Inside the draft: A top-three pick is pretty much a must if you want to win a title
When the Philadelphia 76ers make the first pick in Thursday night’s NBA draft, it will be seen by some cultish fans as vindication of the team’s years-long strategy of being very, very bad in order to eventually become very, very good.
The 76ers represent the most brazen version of a strategy long embraced by struggling NBA franchises: Lose a lot of games and secure one of the top picks in the draft in order to maximize the odds of landing a game-changing superstar. The tanking strategy, led by a general manager, Sam Hinkie, who resigned in April, has irritated a lot of people and inspired a lot of mockery.
But a contingent of Sixers fans, and some other admirers of the strategy, contend that Philadelphia had been stuck in mediocrity for a decade: a treadmill team too good to get a top pick but not good enough to make meaningful noise in the playoffs.
They believe a demolition would allow the team to draft a superstar who would be unlikely to sign with Philadelphia in free agency and that time spent in the middle is simply a waste. (Full disclosure: I am one of those cultish Sixers fans.)

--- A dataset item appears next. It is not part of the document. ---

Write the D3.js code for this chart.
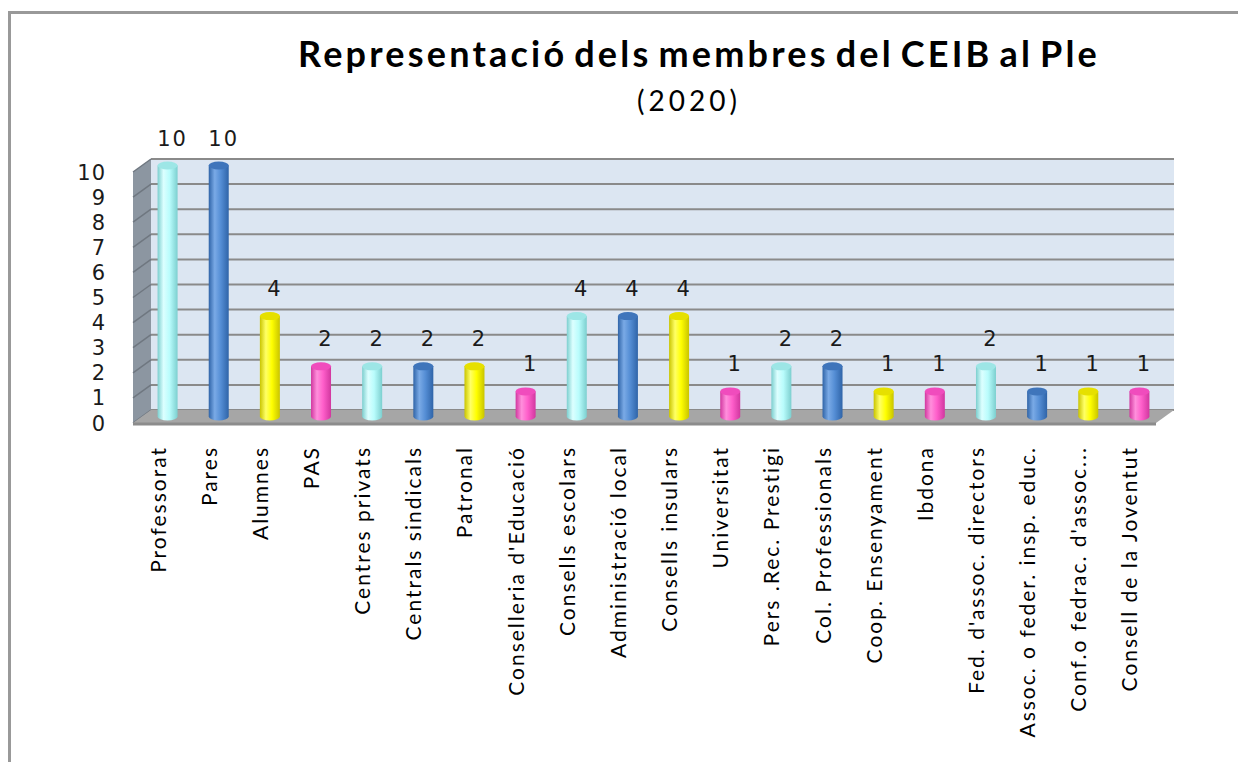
<!DOCTYPE html>
<html>
<head>
<meta charset="utf-8">
<script src="https://cdn.jsdelivr.net/npm/d3@7"></script>
<style>
  body { margin: 0; background: #fff; }
  svg { display: block; }
</style>
</head>
<body>
<div id="chart"></div>
<script>
// data
var categories = ["Professorat", "Pares", "Alumnes", "PAS", "Centres privats", "Centrals sindicals",
  "Patronal", "Conselleria d'Educació", "Consells escolars", "Administració local", "Consells insulars",
  "Universitat", "Pers .Rec. Prestigi", "Col. Professionals", "Coop. Ensenyament", "Ibdona",
  "Fed. d'assoc. directors", "Assoc. o feder. insp. educ.", "Conf.o fedrac. d'assoc...", "Consell de la Joventut"];
var members = [10, 10, 4, 2, 2, 2, 2, 1, 4, 4, 4, 1, 2, 2, 1, 1, 2, 1, 1, 1];
var yTicks = [0, 1, 2, 3, 4, 5, 6, 7, 8, 9, 10];
var title = "Representació dels membres del CEIB al Ple";
var subtitle = "(2020)";

function drawChart() {
  var svgWidth = 1238, svgHeight = 762;
  // front plane of the 3d box
  var left = 133, right = 1156, bottom = 423, top = 172;
  var depthX = 18, depthY = 13;

  var svg = d3.select("#chart").append("svg")
    .attr("width", svgWidth)
    .attr("height", svgHeight);

  var defs = svg.append("defs");
  var palette = [
    {base: "#b9fcfc", light: "#dcffff", dark: "#7ccfcf", top: "#9de6e6"},
    {base: "#558ed5", light: "#7aaae6", dark: "#2f64a8", top: "#3f75bb"},
    {base: "#ffff00", light: "#ffff66", dark: "#c9c400", top: "#e6e000"},
    {base: "#ff5fcb", light: "#ff8fdc", dark: "#d1379f", top: "#f04cbd"}
  ];
  palette.forEach(function(c, i) {
    var g = defs.append("linearGradient").attr("id", "cyl" + i)
      .attr("x1", "0%").attr("x2", "100%").attr("y1", "0%").attr("y2", "0%");
    g.append("stop").attr("offset", "0%").attr("stop-color", c.dark);
    g.append("stop").attr("offset", "30%").attr("stop-color", c.light);
    g.append("stop").attr("offset", "60%").attr("stop-color", c.base);
    g.append("stop").attr("offset", "100%").attr("stop-color", c.dark);
  });

  // outer frame
  svg.append("path")
    .attr("d", "M9.5,762 L9.5,12.5 L1238,12.5")
    .attr("fill", "none")
    .attr("stroke", "#999")
    .attr("stroke-width", 3);

  var x = d3.scaleBand()
    .domain(categories)
    .range([left, right])
    .padding(0);

  // y on the back wall
  var y = d3.scaleLinear()
    .domain([0, 10])
    .range([bottom - depthY, top - depthY]);

  // back wall
  svg.append("rect")
    .attr("x", left + depthX)
    .attr("y", y(10))
    .attr("width", right - left)
    .attr("height", y(0) - y(10))
    .attr("fill", "#dce6f2");

  // side wall
  svg.append("polygon")
    .attr("points", [[left, top], [left + depthX, y(10)], [left + depthX, y(0)], [left, bottom]].join(" "))
    .attr("fill", "#8c96a1");

  // gridlines on back and side wall
  var grid = svg.append("g");
  grid.selectAll("line.back")
    .data(yTicks)
    .enter()
    .append("line")
    .attr("class", "back")
    .attr("x1", left + depthX)
    .attr("x2", right + depthX)
    .attr("y1", d => y(d))
    .attr("y2", d => y(d))
    .attr("stroke", "#8a8a8a")
    .attr("stroke-width", 2);
  grid.selectAll("line.side")
    .data(yTicks)
    .enter()
    .append("line")
    .attr("class", "side")
    .attr("x1", left)
    .attr("x2", left + depthX)
    .attr("y1", d => y(d) + depthY)
    .attr("y2", d => y(d))
    .attr("stroke", "#6f7780")
    .attr("stroke-width", 1.5);

  // floor
  svg.append("polygon")
    .attr("points", [[left, bottom], [left + depthX, y(0)], [right + depthX, y(0)], [right, bottom]].join(" "))
    .attr("fill", "#a6a6a6");
  svg.append("line")
    .attr("x1", left).attr("x2", right)
    .attr("y1", bottom + 1).attr("y2", bottom + 1)
    .attr("stroke", "#8c8c8c")
    .attr("stroke-width", 3);

  // y axis labels (front plane)
  svg.append("g").selectAll("text")
    .data(yTicks)
    .enter()
    .append("text")
    .attr("x", 106)
    .attr("y", d => y(d) + depthY)
    .attr("dy", "0.36em")
    .attr("text-anchor", "end")
    .attr("font-family", "DejaVu Sans")
    .attr("font-size", "21px")
    .attr("letter-spacing", "1px")
    .attr("fill", "#1a1a1a")
    .text(d => d);

  // cylinders, set at half depth
  var barW = 20, ry = 4;
  var cx = d => x(d.cat) + x.bandwidth() / 2 + depthX / 2;
  var yMid = v => y(v) + depthY / 2;
  var rows = categories.map((c, i) => ({cat: c, value: members[i], idx: i}));

  var bars = svg.append("g").selectAll("g")
    .data(rows)
    .enter()
    .append("g");
  bars.append("path")
    .attr("d", function(d) {
      var x0 = cx(d) - barW / 2, x1 = cx(d) + barW / 2;
      var yt = yMid(d.value), yb = yMid(0);
      return "M" + x0 + "," + yt + " L" + x0 + "," + yb +
        " A" + barW / 2 + "," + ry + " 0 0 0 " + x1 + "," + yb +
        " L" + x1 + "," + yt + " Z";
    })
    .attr("fill", d => "url(#cyl" + (d.idx % 4) + ")");
  bars.append("ellipse")
    .attr("cx", d => cx(d))
    .attr("cy", d => yMid(d.value))
    .attr("rx", barW / 2)
    .attr("ry", ry)
    .attr("fill", d => palette[d.idx % 4].top);

  // value labels
  svg.append("g").selectAll("text")
    .data(rows)
    .enter()
    .append("text")
    .attr("x", d => cx(d) + 5)
    .attr("y", d => yMid(d.value) - 20)
    .attr("text-anchor", "middle")
    .attr("font-family", "DejaVu Sans")
    .attr("font-size", "21px")
    .attr("letter-spacing", "2px")
    .attr("fill", "#1a1a1a")
    .text(d => d.value);

  // category labels
  svg.append("g").selectAll("text")
    .data(categories)
    .enter()
    .append("text")
    .attr("transform", d => "translate(" + (x(d) + x.bandwidth() / 2 + 7) + ",446) rotate(-90)")
    .attr("text-anchor", "end")
    .attr("font-family", "Lato")
    .attr("font-size", "21px")
    .attr("letter-spacing", "2px")
    .attr("fill", "#000")
    .text(d => d);

  // titles
  svg.append("text")
    .attr("x", 699)
    .attr("y", 67)
    .attr("text-anchor", "middle")
    .attr("font-family", "Lato")
    .attr("font-weight", "bold")
    .attr("font-size", "36px")
    .attr("letter-spacing", "3.2px")
    .attr("word-spacing", "-5px")
    .text(title);
  svg.append("text")
    .attr("x", 689)
    .attr("y", 111)
    .attr("text-anchor", "middle")
    .attr("font-family", "Lato")
    .attr("font-size", "28px")
    .attr("letter-spacing", "4px")
    .text(subtitle);
}

drawChart();
</script>
</body>
</html>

An analysis of championship teams since 2000 suggests the Sixers may not be totally crazy. Almost every team that has made the NBA final in that span has had a player selected in the top three of the draft and most of them had someone who was picked first overall.
Sure, it’s possible your team could sign a top-three player or acquire one in a trade, but most teams struggle to attract top players if they’re in a less-desirable market or don’t already have a core of talent in place. For most teams, the surest way to acquire a superstar is to draft one.
Of 17 championship teams since 2000:
12 teams had a player selected with the No. 1 pick.
14 teams had a player selected with a top-two pick.
16 teams had a player selected with a top-three pick.
What about the teams that lost in the finals? The numbers are similar:
11 teams had a player selected with the No. 1 pick.
15 teams had a player selected with a top-two pick.
16 teams had a player selected with a top-three pick.
The list of players picked in the top three holds many of the franchise cornerstones who have dominated the NBA, including LeBron James, Tim Duncan and Shaquille O’Neal.